No Money from the Treasury

Scrutiny over the Affordable Care Act Continues Even after the Supreme Court Upheld It

Insurance policies obtained through the federal marketplace cover over seven million people in the United States. Cutbacks in out-of-pocket expenses paid for doctor and hospital visits along with prescription drugs are benefiting nearly 60 percent of those insured. Individuals with an income level between $11,700 and $29,300 yearly are considered to be within 100 percent to 250 percent of the poverty level and therefore are eligible for the share-of-cost discounts.

These subsidies, which are seen through tax credits to assist low-income people in paying for insurance, are what the Supreme Court defended in their decision last Thursday. However, the Congressional Budget Office anticipates a cost to our government of $599 billion for premium tax credits and $136 billion in payments to insurance companies for payments to reimburse cost-sharing over the next ten years. These estimated expenditures are the motivation behind the law suit filed on behalf of the House of Representatives by Speaker of the House John A. Boehner.

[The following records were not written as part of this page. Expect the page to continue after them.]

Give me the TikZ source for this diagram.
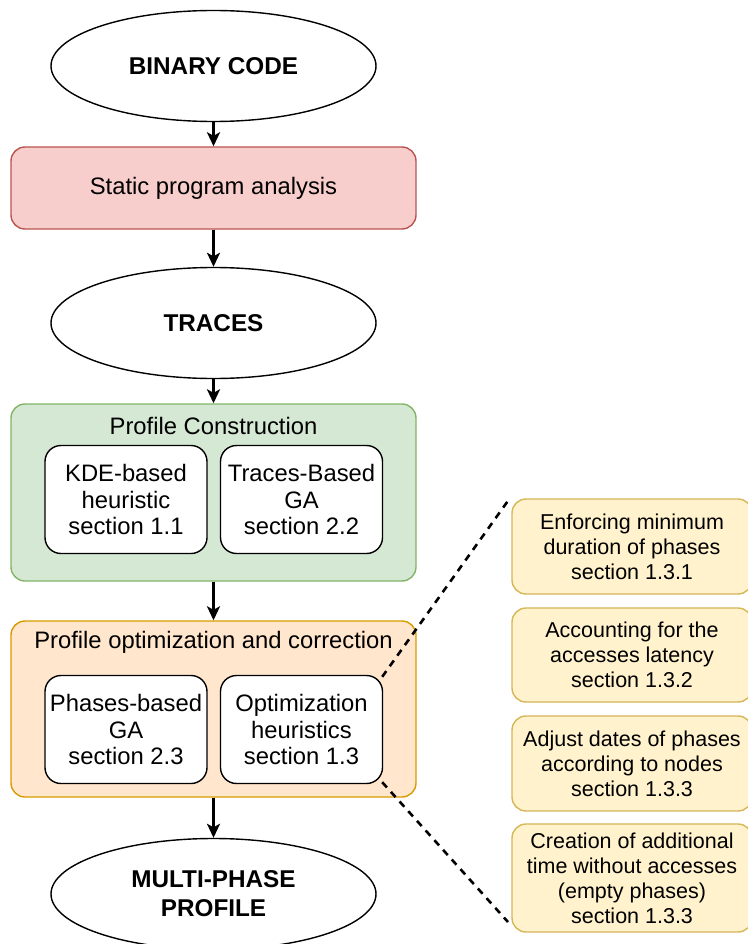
\documentclass[tikz,border=0pt]{standalone}
\usepackage{fontspec}
\setmainfont{Liberation Sans}
\usetikzlibrary{shapes.geometric,arrows.meta}
\definecolor{redfill}{HTML}{F8CECC}
\definecolor{redline}{HTML}{B85450}
\definecolor{greenfill}{HTML}{D5E8D4}
\definecolor{greenline}{HTML}{82B366}
\definecolor{orangefill}{HTML}{FFE6CC}
\definecolor{orangeline}{HTML}{D79B00}
\definecolor{yellowfill}{HTML}{FFF2CC}
\definecolor{yellowline}{HTML}{D6B656}
\tikzset{
  x=1pt, y=-1pt,
  bigfont/.style={font=\fontsize{23.8}{26.5}\selectfont},
  smallfont/.style={font=\fontsize{21.5}{25}\selectfont},
  oval/.style={ellipse, draw=black, line width=1.4pt, fill=white, minimum width=325pt, minimum height=111pt, inner sep=0pt, align=center, font=\fontsize{24.3}{29}\selectfont\bfseries},
  container/.style={rectangle, rounded corners=14pt, line width=1.4pt, minimum width=405pt, inner sep=0pt},
  inner/.style={rectangle, rounded corners=16pt, draw=black, line width=1.4pt, fill=white, minimum width=162pt, minimum height=108pt, inner sep=0pt, align=center, bigfont},
  side/.style={rectangle, rounded corners=14pt, draw=yellowline, fill=yellowfill, line width=1.4pt, minimum width=240pt, inner sep=0pt, align=center, smallfont},
  flow/.style={line width=2.6pt, -{Stealth[length=14pt,width=13pt,inset=3.5pt]}},
  zoomline/.style={line width=2.6pt, dash pattern=on 7pt off 6pt}
}
\begin{document}
\begin{tikzpicture}
\useasboundingbox (0,0) rectangle (747,944);

\node[oval] (binary) at (213.5,66) {BINARY CODE};
\node[container, draw=redline, fill=redfill, minimum height=82pt, bigfont] (static) at (213.5,188) {Static program analysis};
\node[oval] (traces) at (213.5,323) {TRACES};

\node[container, draw=greenline, fill=greenfill, minimum height=177pt] (pc) at (213.5,492.5) {};
\node[bigfont] (pctitle) at (213.5,426) {Profile Construction};
\node[inner] (kde) at (126,499.5) {KDE-based\\heuristic\\section 1.1};
\node[inner] (tga) at (301.5,499.5) {Traces-Based\\GA\\section 2.2};

\node[container, draw=orangeline, fill=orangefill, minimum height=176pt] (po) at (213.5,709) {};
\node[bigfont] (potitle) at (213.5,642) {Profile optimization and correction};
\node[inner] (pga) at (126,729.5) {Phases-based\\GA\\section 2.3};
\node[inner] (oh) at (301.5,729.5) {Optimization\\heuristics\\section 1.3};

\node[oval] (multi) at (213.5,894) {MULTI-PHASE\\PROFILE};

\node[side, minimum height=95pt] (s1) at (632,546.5) {Enforcing minimum\\duration of phases\\section 1.3.1};
\node[side, minimum height=94pt] (s2) at (632,655) {Accounting for the\\accesses latency\\section 1.3.2};
\node[side, minimum height=95pt] (s3) at (632,763.5) {Adjust dates of phases\\according to nodes\\section 1.3.3};
\node[side, minimum height=108pt] (s4) at (632,878) {Creation of additional\\time without accesses\\(empty phases)\\section 1.3.3};

\draw[flow] (binary) -- (static);
\draw[flow] (static) -- (traces);
\draw[flow] (traces) -- (pc);
\draw[flow] (pc) -- (po);
\draw[flow] (po) -- (multi);

\coordinate (zt) at (510,498);
\coordinate (zb) at (508,922);
\draw[zoomline] (oh.north east) ++(-1,2) -- (zt);
\draw[zoomline] (oh.south east) ++(-1,-2) -- (zb);
\end{tikzpicture}
\end{document}
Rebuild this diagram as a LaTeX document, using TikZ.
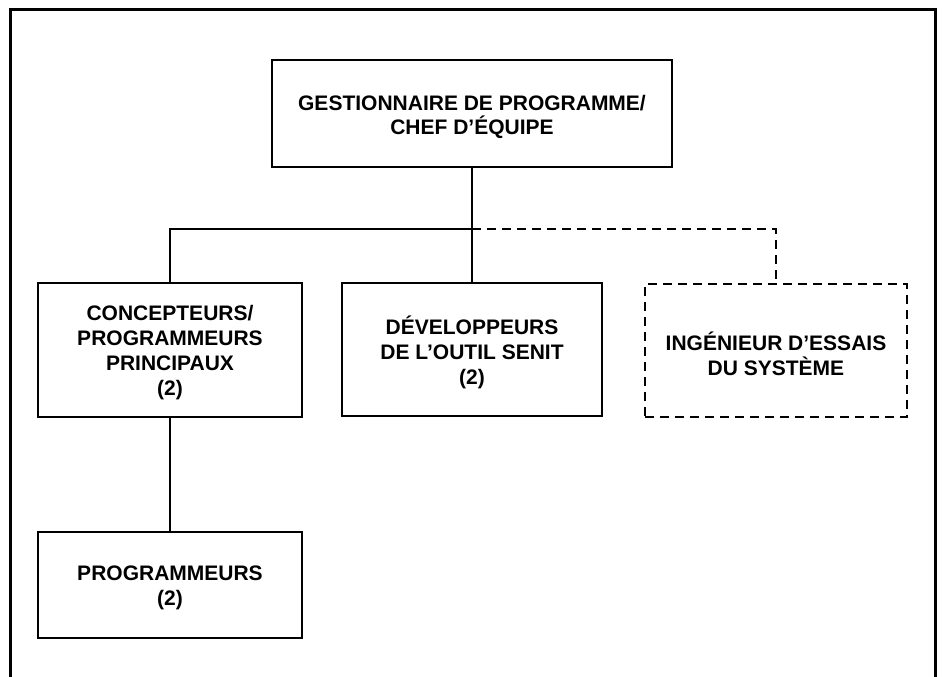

The implication behind the suit is that appropriations from Congress have not been approved for the Obama administration to make such disbursements. The suit claims an article in the Constitution stating, “No money shall be drawn from the Treasury, but in consequence of appropriations made by law,” is being violated. While President Obama called for the funds to be included in the budget in 2013, Congress had not approved it. With several other lawsuits on different issues pending against the Affordable Care Act, folks at Boraie Development know much more debate is yet to be seen.